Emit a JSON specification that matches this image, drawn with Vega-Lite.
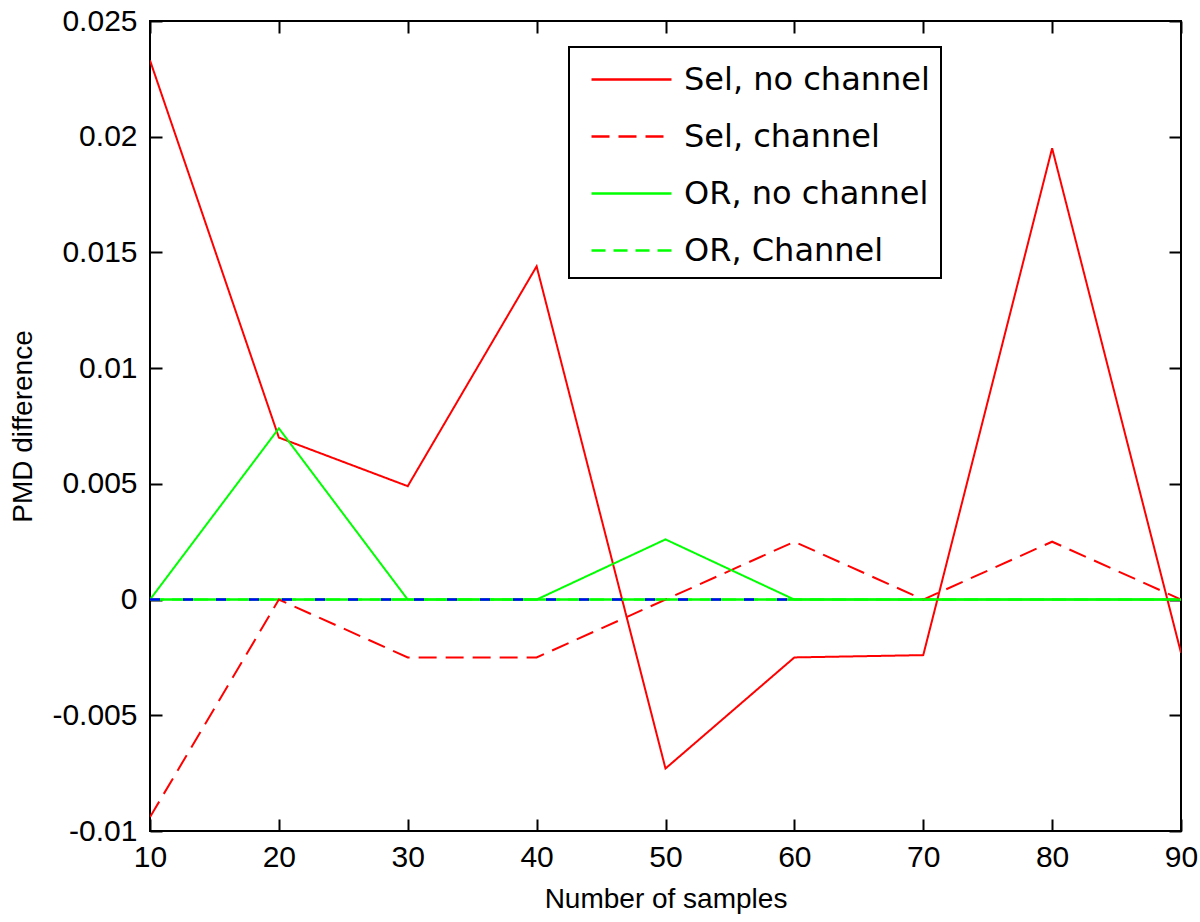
{
  "$schema": "https://vega.github.io/schema/vega-lite/v6.json",
  "width": 1031,
  "height": 810,
  "autosize": "none",
  "padding": {"left": 150, "top": 21, "right": 19, "bottom": 91},
  "background": "white",
  "config": {
    "view": {"stroke": "black", "strokeWidth": 2},
    "axis": {
      "domain": false,
      "grid": false,
      "labelFlush": false,
      "tickColor": "black",
      "tickWidth": 2,
      "tickSize": -12,
      "labelFont": "Liberation Sans",
      "labelFontSize": 30,
      "labelColor": "black",
      "titleFont": "Liberation Sans",
      "titleFontSize": 28,
      "titleFontWeight": "normal",
      "titleColor": "black"
    }
  },
  "datasets": {
    "main": [
      {"series": "Sel, no channel", "n": 10, "v": 0.0233},
      {"series": "Sel, no channel", "n": 20, "v": 0.0070},
      {"series": "Sel, no channel", "n": 30, "v": 0.0049},
      {"series": "Sel, no channel", "n": 40, "v": 0.0144},
      {"series": "Sel, no channel", "n": 50, "v": -0.0073},
      {"series": "Sel, no channel", "n": 60, "v": -0.0025},
      {"series": "Sel, no channel", "n": 70, "v": -0.0024},
      {"series": "Sel, no channel", "n": 80, "v": 0.0195},
      {"series": "Sel, no channel", "n": 90, "v": -0.0023},
      {"series": "Sel, channel", "n": 10, "v": -0.0094},
      {"series": "Sel, channel", "n": 20, "v": 0},
      {"series": "Sel, channel", "n": 30, "v": -0.0025},
      {"series": "Sel, channel", "n": 40, "v": -0.0025},
      {"series": "Sel, channel", "n": 50, "v": 0},
      {"series": "Sel, channel", "n": 60, "v": 0.0025},
      {"series": "Sel, channel", "n": 70, "v": 0},
      {"series": "Sel, channel", "n": 80, "v": 0.0025},
      {"series": "Sel, channel", "n": 90, "v": 0},
      {"series": "OR, no channel", "n": 10, "v": 0},
      {"series": "OR, no channel", "n": 20, "v": 0.0074},
      {"series": "OR, no channel", "n": 30, "v": 0},
      {"series": "OR, no channel", "n": 40, "v": 0},
      {"series": "OR, no channel", "n": 50, "v": 0.0026},
      {"series": "OR, no channel", "n": 60, "v": 0},
      {"series": "OR, no channel", "n": 70, "v": 0},
      {"series": "OR, no channel", "n": 80, "v": 0},
      {"series": "OR, no channel", "n": 90, "v": 0},
      {"series": "OR, Channel", "n": 10, "v": 0},
      {"series": "OR, Channel", "n": 20, "v": 0},
      {"series": "OR, Channel", "n": 30, "v": 0},
      {"series": "OR, Channel", "n": 40, "v": 0},
      {"series": "OR, Channel", "n": 50, "v": 0},
      {"series": "OR, Channel", "n": 60, "v": 0},
      {"series": "OR, Channel", "n": 70, "v": 0},
      {"series": "OR, Channel", "n": 80, "v": 0},
      {"series": "OR, Channel", "n": 90, "v": 0}
    ],
    "overlay": [
      {"line": "green", "n": 10, "v": 0},
      {"line": "green", "n": 90, "v": 0},
      {"line": "blue", "n": 10, "v": 0},
      {"line": "blue", "n": 60, "v": 0}
    ]
  },
  "layer": [
    {
      "data": {"name": "overlay"},
      "transform": [{"filter": "datum.line == 'green'"}],
      "mark": {"type": "line", "strokeWidth": 2.5, "color": "#00ff00"},
      "encoding": {
        "x": {"field": "n", "type": "quantitative", "scale": {"domain": [10, 90], "nice": false},
              "axis": {"orient": "top", "values": [10, 20, 30, 40, 50, 60, 70, 80, 90], "labels": false, "title": null}},
        "y": {"field": "v", "type": "quantitative", "scale": {"domain": [-0.01, 0.025], "nice": false, "zero": false},
              "axis": {"orient": "right", "values": [-0.01, -0.005, 0, 0.005, 0.01, 0.015, 0.02, 0.025], "labels": false, "title": null}}
      }
    },
    {
      "data": {"name": "main"},
      "mark": {"type": "line", "strokeWidth": 2, "clip": true},
      "encoding": {
        "x": {"field": "n", "type": "quantitative",
              "axis": {"orient": "bottom", "values": [10, 20, 30, 40, 50, 60, 70, 80, 90], "title": "Number of samples", "labelPadding": 23, "titlePadding": 13}},
        "y": {"field": "v", "type": "quantitative",
              "axis": {"orient": "left", "values": [-0.01, -0.005, 0, 0.005, 0.01, 0.015, 0.02, 0.025], "labelExpr": "'' + datum.value", "title": "PMD difference", "labelPadding": 25, "titlePadding": 14}},
        "color": {
          "field": "series", "type": "nominal",
          "scale": {"domain": ["Sel, no channel", "Sel, channel", "OR, no channel", "OR, Channel"], "range": ["#ff0000", "#ff0000", "#00ff00", "#00ff00"]},
          "legend": {
            "title": null,
            "orient": "none",
            "legendX": 419,
            "legendY": 26,
            "direction": "vertical",
            "strokeColor": "black",
            "fillColor": "white",
            "padding": 11,
            "rowPadding": 19,
            "symbolType": "M-2,0H2",
            "symbolSize": 1600,
            "symbolStrokeWidth": 2.5,
            "symbolOffset": 30,
            "labelOffset": 31,
            "labelLimit": 500,
            "labelFont": "DejaVu Sans",
            "labelFontSize": 32,
            "labelColor": "black",
            "labelExpr": "datum.label + '\u00a0\u00a0\u00a0'",
            "encode": {
              "legend": {"update": {"strokeWidth": {"value": 2}}}
            }
          }
        },
        "strokeDash": {
          "field": "series", "type": "nominal",
          "scale": {"domain": ["Sel, no channel", "Sel, channel", "OR, no channel", "OR, Channel"], "range": [[1, 0], [18, 9], [1, 0], [14, 8]]},
          "legend": null
        }
      }
    },
    {
      "data": {"name": "overlay"},
      "transform": [{"filter": "datum.line == 'blue'"}],
      "mark": {"type": "line", "strokeWidth": 2.5, "color": "#0000ff", "strokeDash": [10, 23]},
      "encoding": {
        "x": {"field": "n", "type": "quantitative", "axis": null},
        "y": {"field": "v", "type": "quantitative", "axis": null}
      }
    }
  ],
  "resolve": {"axis": {"x": "independent", "y": "independent"}}
}
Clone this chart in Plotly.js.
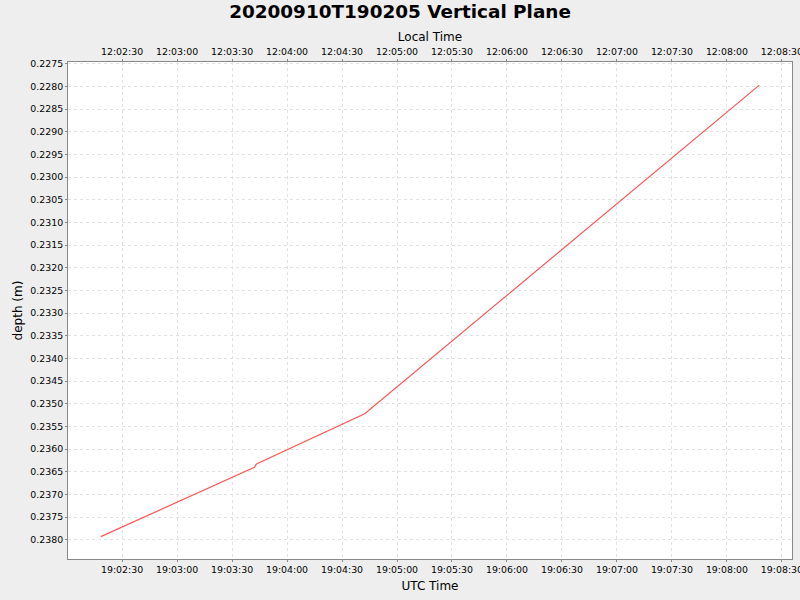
<!DOCTYPE html>
<html>
<head>
<meta charset="utf-8">
<script src="https://cdn.plot.ly/plotly-3.0.1.min.js"></script>
<style>
  body { margin: 0; background: #eeeeee; }
  #plot { width: 800px; height: 600px; }
</style>
</head>
<body>
<div id="plot"></div>
<script>
// depth readings along the vertical plane (UTC)
var utcTimes = ['2020-09-10 19:02:18.4', '2020-09-10 19:03:42.2', '2020-09-10 19:03:43.3',
                '2020-09-10 19:04:42.4', '2020-09-10 19:08:17.7'];
var depths = [0.23793, 0.23640, 0.23633, 0.23522, 0.22797];
var utcOffsetHours = -7;

function shiftTime(s, hours) {
  var d = new Date(s.replace(' ', 'T') + 'Z');
  d = new Date(d.getTime() + hours * 3600000);
  return d.toISOString().replace('T', ' ').replace('Z', '');
}
var localTimes = utcTimes.map(function (t) { return shiftTime(t, utcOffsetHours); });

var xRange = ['2020-09-10 19:02:00.5', '2020-09-10 19:08:35.5'];
var x2Range = xRange.map(function (t) { return shiftTime(t, utcOffsetHours); });

var tickFont = { family: 'DejaVu Sans', size: 9.4, color: '#000' };
var titleFont = { family: 'DejaVu Sans', size: 12, color: '#000' };
var gridColor = '#e2e2e2';

var trace1 = {
  x: utcTimes, y: depths,
  type: 'scatter', mode: 'lines',
  line: { color: '#ff5555', width: 1.2 },
  hoverinfo: 'x+y'
};
var trace2 = {
  x: localTimes, y: depths,
  xaxis: 'x2', type: 'scatter', mode: 'lines',
  line: { color: 'rgba(0,0,0,0)', width: 0 },
  hoverinfo: 'skip', showlegend: false
};

var layout = {
  width: 800, height: 600,
  paper_bgcolor: '#eeeeee', plot_bgcolor: '#ffffff',
  showlegend: false,
  margin: { l: 68, r: 8, t: 62, b: 41 },
  title: {
    text: '<b>20200910T190205 Vertical Plane</b>',
    font: { family: 'DejaVu Sans', size: 18.4, color: '#000' },
    x: 0.5, xanchor: 'center', y: 0.98, yanchor: 'middle'
  },
  xaxis: {
    type: 'date', range: xRange,
    tick0: '2020-09-10 19:02:00', dtick: 30000, tickformat: '%H:%M:%S',
    ticks: 'outside', ticklen: 2, tickcolor: '#888',
    tickfont: tickFont, ticklabeloverflow: 'allow',
    showgrid: true, gridcolor: gridColor, griddash: '3px,3px',
    showline: true, linecolor: '#888', mirror: false, zeroline: false,
    title: { text: 'UTC Time', font: titleFont, standoff: 7 }
  },
  xaxis2: {
    type: 'date', range: x2Range, overlaying: 'x', side: 'top', anchor: 'y',
    tick0: '2020-09-10 12:02:00', dtick: 30000, tickformat: '%H:%M:%S',
    ticks: 'outside', ticklen: 2, tickcolor: '#888',
    tickfont: tickFont, ticklabeloverflow: 'allow',
    showgrid: false, showline: true, linecolor: '#888', zeroline: false,
    title: { text: 'Local Time', font: titleFont, standoff: 2 }
  },
  yaxis: {
    range: [0.238424, 0.22746],
    tick0: 0.2275, dtick: 0.0005, tickformat: '.4f',
    ticks: 'outside', ticklen: 2, tickcolor: '#888',
    tickfont: tickFont,
    showgrid: true, gridcolor: gridColor, griddash: '3px,3px',
    showline: true, linecolor: '#888', mirror: true, zeroline: false,
    title: { text: 'depth (m)', font: titleFont, standoff: 5 }
  }
};

Plotly.newPlot('plot', [trace1, trace2], layout, { displayModeBar: false, staticPlot: true });
</script>
</body>
</html>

-=-=-=-=-

* [Challenge]:
Copy the part that starts at the line with "Clone this chart in Plotly.js." and finishes at the line with "var gridColor = '#e2e2e2';", both included, and nothing more. Pictures are left out.

* [Output of the task]:
Clone this chart in Plotly.js.
<!DOCTYPE html>
<html>
<head>
<meta charset="utf-8">
<script src="https://cdn.plot.ly/plotly-3.0.1.min.js"></script>
<style>
  body { margin: 0; background: #eeeeee; }
  #plot { width: 800px; height: 600px; }
</style>
</head>
<body>
<div id="plot"></div>
<script>
// depth readings along the vertical plane (UTC)
var utcTimes = ['2020-09-10 19:02:18.4', '2020-09-10 19:03:42.2', '2020-09-10 19:03:43.3',
                '2020-09-10 19:04:42.4', '2020-09-10 19:08:17.7'];
var depths = [0.23793, 0.23640, 0.23633, 0.23522, 0.22797];
var utcOffsetHours = -7;

function shiftTime(s, hours) {
  var d = new Date(s.replace(' ', 'T') + 'Z');
  d = new Date(d.getTime() + hours * 3600000);
  return d.toISOString().replace('T', ' ').replace('Z', '');
}
var localTimes = utcTimes.map(function (t) { return shiftTime(t, utcOffsetHours); });

var xRange = ['2020-09-10 19:02:00.5', '2020-09-10 19:08:35.5'];
var x2Range = xRange.map(function (t) { return shiftTime(t, utcOffsetHours); });

var tickFont = { family: 'DejaVu Sans', size: 9.4, color: '#000' };
var titleFont = { family: 'DejaVu Sans', size: 12, color: '#000' };
var gridColor = '#e2e2e2';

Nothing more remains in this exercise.